Num momento em que, mais uma vez, em função dos últimos
acontecimentos ligados a crimes violentos cometidos por menores de idade, a
sociedade discute a redução da maioridade penal, cabe aqui colocar como o
Estado, em conivência com a própria sociedade, descumpre com a obrigação de
garantir os direitos fundamentais das crianças e dos adolescentes,
principalmente, aqueles que esta redução objetiva atingir. Ninguém desconhece
os problemas vividos pelos menores pobres e marginalizados em todo o país. O
silêncio e a tolerância à falta de escolas e assistência de saúde, à exploração
do trabalho infantil, aos abusos sexuais e violências domésticas por ação da
família e omissão de todos é inversamente proporcional à exigência de punição e
castigo quando crimes são cometidos, mesmo levando-se em conta a chamada
situação de risco na qual estas crianças e adolescentes estão inseridos. Sem
entrar na polêmica da questão, o poder público, o Estado e a sociedade como um
todo fecham os olhos para a insegurança social que esses jovens vivenciam e até
mesmo para os assassinatos dos quais muitos são vítimas, principalmente nas
grandes cidades, onde o tráfico, a milícia e a própria polícia se encarregam da
maior parte da violência sofrida por seus habitantes.

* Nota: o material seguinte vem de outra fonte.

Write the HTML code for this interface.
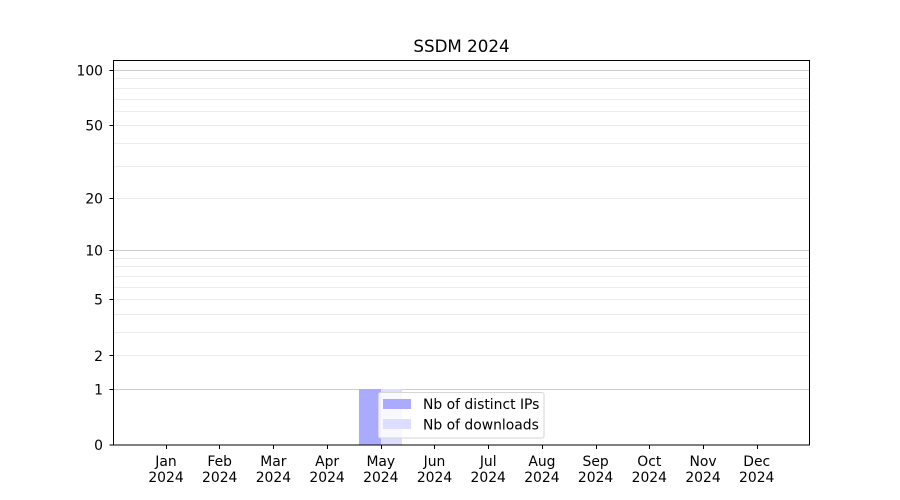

É neste contexto que a Secretaria Municipal de Educação
reformula a proposta de horário integral nas Escolas do Amanhã, unidades
situadas no que a SME chamou de áreas conflagradas, que funcionavam até as
16h30, e cria o TURNO ÚNICO, onde os alunos têm aulas apenas até as 14h30. Na
prática, é o fim do horário integral nas Escolas do Amanhã. Mais uma vez, a
ação de instituições e estruturas públicas, em comunidades que pouco as
usufruem, ainda é mais subtraída. Com o Turno Único, a SME disfarça que cumpre
o horário integral e, na verdade, diminui o tempo de atendimento dos alunos das
Escolas do Amanhã, deixando as crianças de várias comunidades carentes
vulneráveis a todo tipo de abordagem negativa, muito presente mesmo nas áreas
“pacificadas”. Mais uma vez, os menores pobres e marginalizados, filhos dos
trabalhadores deste município, são abandonados pelo poder público e só podem
contar com os poucos recursos estruturais de suas famílias, que não têm
condições de oferecer, como a escola ainda oferece, a socialização, o acesso aos
conhecimentos historicamente valorizados, a ampliação do capital simbólico, a
apropriação dos diferentes códigos e linguagens do mundo, o desenvolvimento de
um olhar sensível, crítico e criador para uma inserção diferenciada dessas
crianças numa sociedade que tanto precisa de transformação. Sem o horário
integral, a grande maioria desses alunos vive experiências nada facilitadoras
da aprendizagem, muitas vezes sozinhos ou com seus irmãos porque, na melhor das
hipóteses, seus pais estão trabalhando.
Até quando a sociedade vai fingir que não vê aquilo que grita
aos seus olhos, só para se sentir mais à vontade de continuar cega?